If they didn’t get the ball out, Chas really would be lucky to only lose his leg.

If they tried to get the ball out and failed, he’d bleed to death in minutes. Which at the very least would be quick.

The doctor loomed behind her, stinking of smoked trout and champagne, breathing down her neck as he spoke to Greville. ‘This is no place for hedge-witch potions and hysteria, my lord.’

‘Does she look hysterical?’ Greville said, and she heard the grim smile in his voice.

Cressida smoothed down the silk skirts of her evening gown. ‘Someone get this thing off me and I’ll tell you what to do. Quickly. I’m damned if I’ll sacrifice my second-best gown for a Nightingale.’

The servant girl was the first to understand, her deft fingers dealing with the fastening at the back of Cressida’s bodice.

The doctor looked away, but for a moment Greville caught her gaze, an unfathomable expression in his dark eyes as she stepped out of a puddle of peacock-blue silk and stripped off her long gloves.

‘I beg that you will forgive me if I take my leave.’ The doctor sounded as if he were about to choke.

‘The devil you will go anywhere,’ Greville said, emotionless. ‘We might need you yet. Susan, assist my lady.’

The girl stepped forward, grey with shock but still functioning.

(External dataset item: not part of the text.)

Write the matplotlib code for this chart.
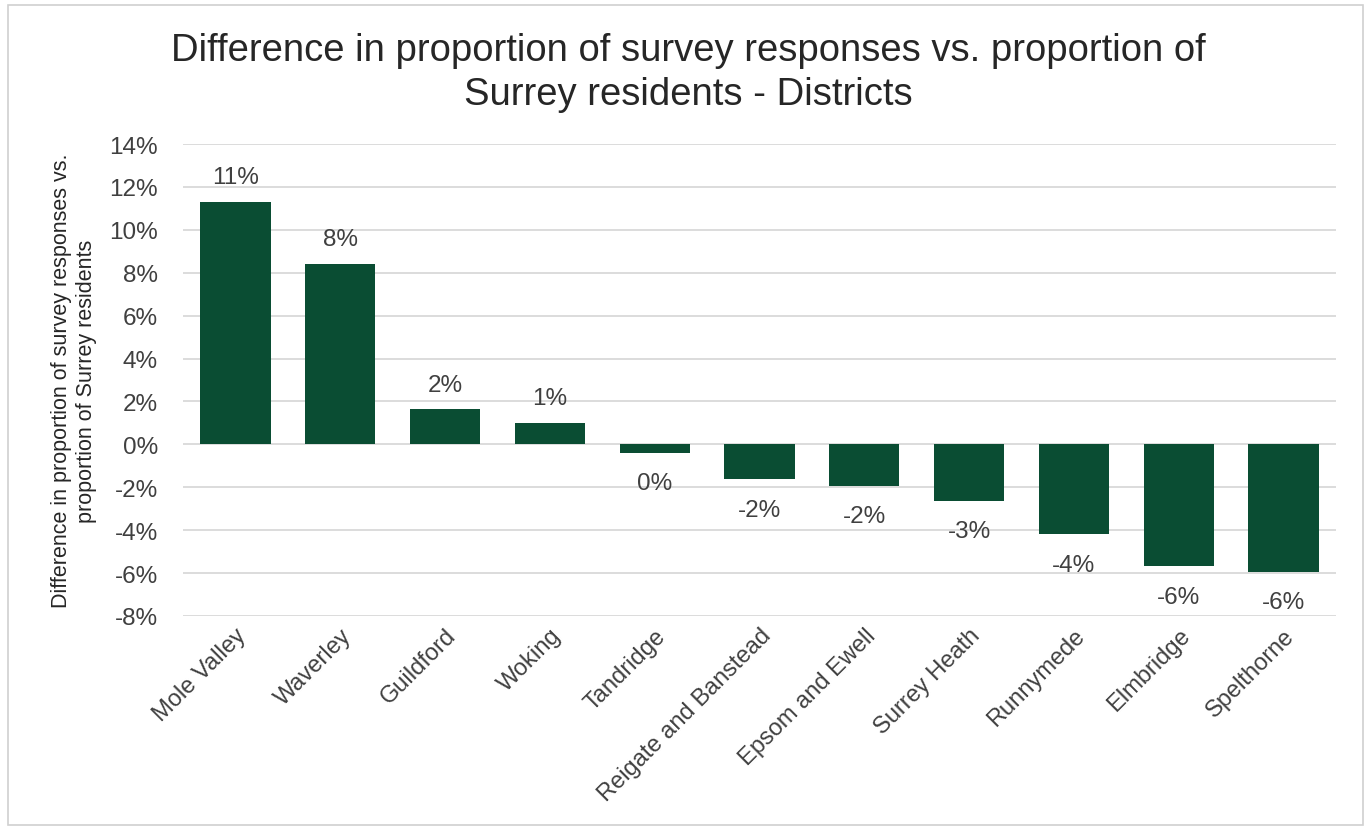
import matplotlib
matplotlib.use("Agg")
import matplotlib.pyplot as plt
from matplotlib.patches import Rectangle

plt.rcParams['font.family'] = ['Liberation Sans', 'DejaVu Sans']

districts = ["Mole Valley", "Waverley", "Guildford", "Woking", "Tandridge",
             "Reigate and Banstead", "Epsom and Ewell", "Surrey Heath",
             "Runnymede", "Elmbridge", "Spelthorne"]
difference_pct = [11.28, 8.43, 1.63, 0.98, -0.39, -1.63, -1.94, -2.64,
                  -4.20, -5.68, -5.94]
y_ticks = [-8, -6, -4, -2, 0, 2, 4, 6, 8, 10, 12, 14]

W, H = 1371, 829
fig = plt.figure(figsize=(W / 100, H / 100), dpi=100)
fig.patch.set_facecolor("white")

# light frame around the whole chart
fig.patches.append(Rectangle((8 / W, 3 / H), (W - 16) / W, (H - 9) / H,
                             transform=fig.transFigure, fill=False,
                             edgecolor="#d0d0d0", linewidth=1.2))

ax = fig.add_axes([183 / W, 1 - 617 / H, (1336 - 183) / W, (617 - 145) / H])

bar_color = "#0a4d33"
text_color = "#404040"
x = range(len(districts))
ax.bar(x, difference_pct, width=0.67, color=bar_color, zorder=3)

ax.set_ylim(-8, 14)
ax.set_xlim(-0.5, len(districts) - 0.5)
ax.set_yticks(y_ticks)
ax.set_yticklabels([f"{t}%" for t in y_ticks], fontsize=17.5, color=text_color)
ax.yaxis.grid(True, color="#d9d9d9", linewidth=1.3, zorder=0)
ax.set_axisbelow(True)
ax.tick_params(axis="both", length=0)
ax.tick_params(axis="y", pad=18)
for s in ax.spines.values():
    s.set_visible(False)

ax.set_xticks(list(x))
ax.set_xticklabels(districts, rotation=45, ha="right", va="top",
                   rotation_mode="anchor", fontsize=17, color=text_color)
ax.tick_params(axis="x", pad=6)

for xi, v in zip(x, difference_pct):
    label = f"{int(round(v))}%"
    if v >= 0:
        ax.annotate(label, (xi, v), xytext=(0, 10), textcoords="offset points",
                    ha="center", va="bottom", fontsize=17.5, color=text_color)
    else:
        ax.annotate(label, (xi, v), xytext=(0, -14), textcoords="offset points",
                    ha="center", va="top", fontsize=17.5, color=text_color)

fig.text(688 / W, 1 - 73 / H,
         "Difference in proportion of survey responses vs. proportion of\nSurrey residents - Districts",
         ha="center", va="center", fontsize=27.5, color="#262626", linespacing=1.3)

fig.text(74 / W, 1 - 381 / H,
         "Difference in proportion of survey responses vs.\nproportion of Surrey residents",
         rotation=90, ha="center", va="center", fontsize=15.5, color="#262626",
         linespacing=1.3, multialignment="center")

fig.savefig("out.png", dpi=100, facecolor="white")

Cressida waved away the girl’s own proffered apron, which would barely have covered her petticoat-skirts, and between them they pinned a hastily folded sheet to the front of her stays, securing it around her waist with a strip torn from one edge.

There was already warm water set by the fire, so Cressida scrubbed her hands, working up a lather with the yellowed rock of lavender soap by the wash basin.

Behind her back, she overheard the doctor’s querulous demand to know what in heaven’s name she was doing.

‘Have you ever wondered why babies delivered by laundrywomen die less often than babies delivered by your unwashed self?’ Cressida said, not looking at him but at the damage as Chas sucked in a long, shuddering breath, pearls of sweat all over his forehead.

The skin around the bleeding entry wound was black with gunpowder, already beginning to bruise.

He was a brave lad as well as a pretty one, and it would be a shame if he died. It generally was, when they did.

Greville turned to Smythe with a pleasant smile that made the man stop gaping and take two swift steps backwards. ‘I don’t give a flying damn about propriety. Follow every last instruction that she gives.’

Smythe opened his mouth and then closed it again, wisely.